Barrett, Laura. "'Material without Being Real': Photography and the End of Reality in The Great Gatsby." Studies in the Novel, vol. 30, no. 4, Winter 1998, pp. 540-57. ProQuest Central. Accessed 9 Dec. 2017.

Dixon, Wheeler Winston. The Cinematic Vision of F. Scott Fitzgerald. Ann Arbor, UMI Research Press, 1986. Studies in Modern Literature 62.

Fitzgerald, F. Scott. The Great Gatsby. 1925. Scribner, 2004.

Kan, Leslie. "Spectacle." Theories of Media: Keywords Glossary, U of Chicago, csmt.uchicago.edu/glossary2004/spectacle.htm.
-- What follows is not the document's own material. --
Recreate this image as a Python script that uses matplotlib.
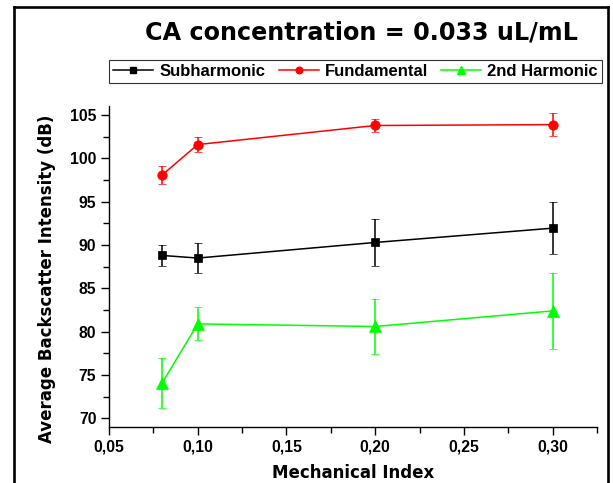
import matplotlib
matplotlib.use("Agg")
import matplotlib.pyplot as plt
from matplotlib.lines import Line2D
from matplotlib.ticker import MultipleLocator, FuncFormatter

plt.rcParams['font.family'] = ['Liberation Sans', 'DejaVu Sans']
plt.rcParams['font.weight'] = 'bold'

mi = [0.08, 0.10, 0.20, 0.30]
sub_vals = [88.8, 88.5, 90.3, 91.95]
sub_err = [1.25, 1.7, 2.67, 3.0]
fund_vals = [98.1, 101.6, 103.8, 103.9]
fund_err = [1.05, 0.9, 0.77, 1.35]
harm_vals = [74.1, 80.9, 80.6, 82.4]
harm_err = [2.9, 1.9, 3.2, 4.4]
labels = ["Subharmonic", "Fundamental", "2nd Harmonic"]

W, H = 613, 483
fig = plt.figure(figsize=(W / 100, H / 100), dpi=100)
ax = fig.add_axes([109 / W, 1 - 427 / H, (597 - 109) / W, (427 - 106) / H])

series = [
    (sub_vals, sub_err, 'black', 's', 6.2),
    (fund_vals, fund_err, '#FF0000', 'o', 6.8),
    (harm_vals, harm_err, '#00FF00', '^', 8.5),
]
handles = []
for (vals, err, col, mk, ms), lab in zip(series, labels):
    ax.errorbar(mi, vals, yerr=err, color=col, marker=mk, markersize=ms,
                lw=1.1, elinewidth=1.1, capsize=2.8, capthick=1.1,
                markeredgewidth=0.5, markeredgecolor=col)
    handles.append(Line2D([], [], color=col, marker=mk, lw=1.1,
                          markersize=ms * 0.7, markeredgecolor=col, label=lab))

ax.set_xlim(0.05, 0.325)
ax.set_ylim(69.0, 106.05)
ax.xaxis.set_major_locator(MultipleLocator(0.05))
ax.xaxis.set_minor_locator(MultipleLocator(0.025))
ax.yaxis.set_major_locator(MultipleLocator(5))
ax.yaxis.set_minor_locator(MultipleLocator(2.5))
ax.xaxis.set_major_formatter(FuncFormatter(lambda v, p: f"{v:.2f}".replace('.', ',')))
ax.yaxis.set_major_formatter(FuncFormatter(lambda v, p: f"{v:.0f}"))

for s in ['top', 'right']:
    ax.spines[s].set_visible(False)
for s in ['left', 'bottom']:
    ax.spines[s].set_linewidth(1.0)
ax.tick_params(which='major', direction='out', length=6, width=1.0, labelsize=11.3, pad=3)
ax.tick_params(which='minor', direction='out', length=4, width=1.0)
for t in ax.get_xticklabels() + ax.get_yticklabels():
    t.set_fontweight('bold')

wide = ['DejaVu Sans']
fig.text(47 / W, 1 - 279 / H, "Average Backscatter Intensity (dB)", rotation=90,
         ha='center', va='center', fontsize=12, fontweight='bold', family=wide)
fig.text(353 / W, 1 - 482 / H, "Mechanical Index", ha='center', va='bottom',
         fontsize=12, fontweight='bold', family=wide)
fig.text(361.5 / W, 1 - 33 / H, "CA concentration = 0.033 uL/mL", ha='center',
         va='center', fontsize=17.2, fontweight='bold', family=wide)

leg = fig.legend(handles=handles, loc='center', bbox_to_anchor=(355.5 / W, 1 - 71.2 / H),
                 ncol=3, frameon=True, fancybox=False, edgecolor='black',
                 prop={'weight': 'bold', 'size': 12.0}, handlelength=2.4,
                 handletextpad=0.35, columnspacing=0.8, borderpad=0.25,
                 borderaxespad=0)
leg.get_frame().set_linewidth(0.8)

# outer frame
lw = 1.9
fig.add_artist(Line2D([14 / W, 14 / W], [-0.1, 1 - 7 / H], transform=fig.transFigure,
                      color='black', lw=lw, solid_capstyle='projecting'))
fig.add_artist(Line2D([607.5 / W, 607.5 / W], [-0.1, 1 - 7 / H], transform=fig.transFigure,
                      color='black', lw=lw, solid_capstyle='projecting'))
fig.add_artist(Line2D([14 / W, 607.5 / W], [1 - 7 / H, 1 - 7 / H], transform=fig.transFigure,
                      color='black', lw=lw, solid_capstyle='projecting'))

fig.savefig("out.png", dpi=100)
Accessed 10 Dec. 2017.

Marsh, Joss Lutz. "Fitzgerald, Gatsby, and The Last Tycoon: The 'American Dream' and the Hollywood Dream Factory." Literature/Film Quarterly, vol. 20, no. 1, 1992, pp. 3-13. JSTOR. Accessed 9 Dec. 2017.

---. "Fitzgerald, Gatsby, and The Last Tycoon: The 'American Dream' and the Hollywood Dream Factory-Part Two." Literature/Film Quarterly, vol. 20, no. 2, 1992, pp. 102-08. JSTOR. Accessed 9 Dec. 2017. 

McCormick, Paul Douglas. American Cinematic Novels and Their Media Environments, 1925–2000. 2012. The Ohio State University, PhD dissertation. ProQuest Dissertations Publishing. Accessed 9 Dec. 2017.